Una eritrea di 24 anni ha partorito un figlio, nato morto mentre era ancora in Libia, imprigionata, in attesa di potersi imbarcare nel viaggio della speranza verso l’altra sponda del Mediterraneo, verso l’Europa agognata. Ma dopo il parto è rimasta per tre giorni agonizzante, fino a morire prima dell’imbarco. I trafficanti hanno caricato il suo cadavere sul barcone ordinando a coloro che erano stati imbarcati di gettarlo in mare durante la traversata. Altre donne salite sul barcone non hanno obbedito a questo comando disumano. L’hanno vegliata fino all’approdo in Sicilia ad Augusta, dopo essere stati recuperati dalla ONG spagnola ‘Open arms’, il 25 novembre u.s. ‘Era nostra sorella’ hanno detto. Sono stati 431 i superstiti di questa navigazione.
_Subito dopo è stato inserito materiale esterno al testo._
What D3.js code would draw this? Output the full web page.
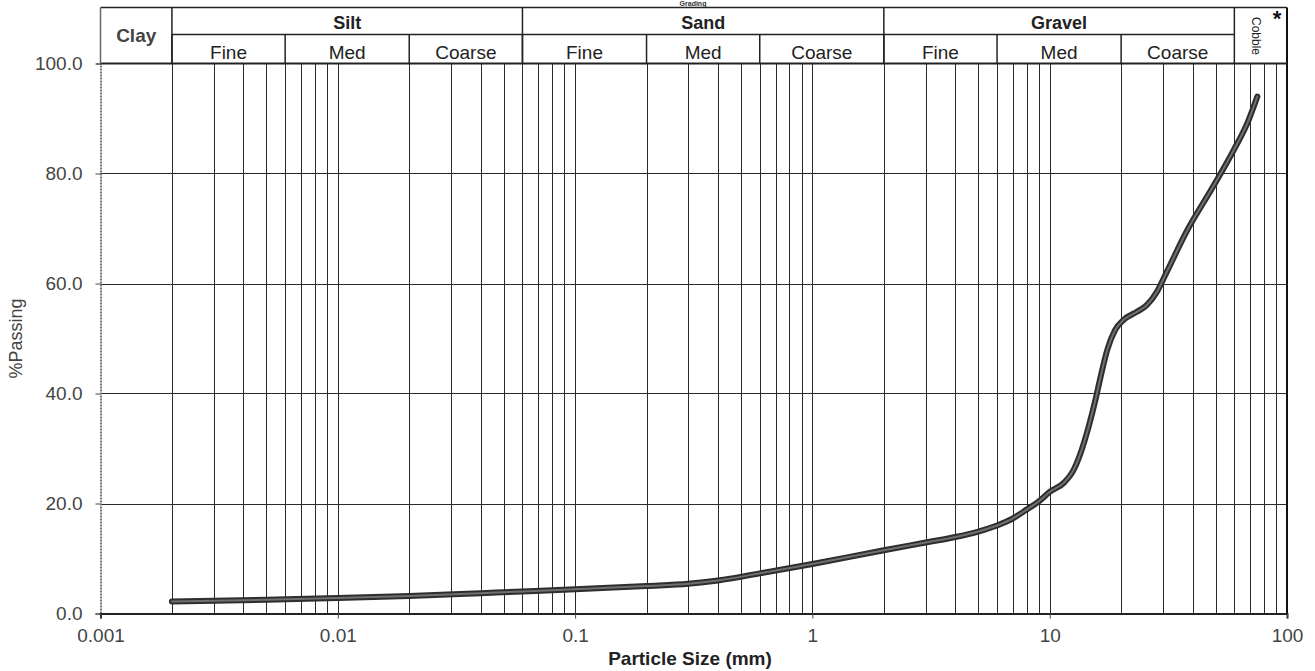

L’hanno vegliata nel buio della notte e nel mare, nel buio della malvagità degli aguzzini e nel buio dell’indifferenza di un’Europa che non riconosce ai migranti dignità e sta conducendo una guerra per tenerli esclusi. Quel vegliare ha reso testimonianza della gratuità dell’umana compassione. Private di ogni cosa hanno saputo donare: la loro cura, la loro umanità, la loro speranza: ‘Qui troverà pace’ hanno anche detto. Hanno saputo scorgere negli occhi di una vittima lo specchio dell’essere tutti stranieri nel tempo dell’esistenza. Cosa che non riusciamo a vivere nell’Europa che si arrocca e sigilla le frontiere. Quel vegliare è un sussulto di umanità, un messaggio silenzioso a chi non sa più vegliare su volti umani che recano sofferenza.
Questo anonimo vegliare è segno profetico e dovrebbe risvegliare da un sonno che pesa sui nostri giorni. La navigazione umana è un viaggio comune in una attesa che chiederebbe di essere condivisa.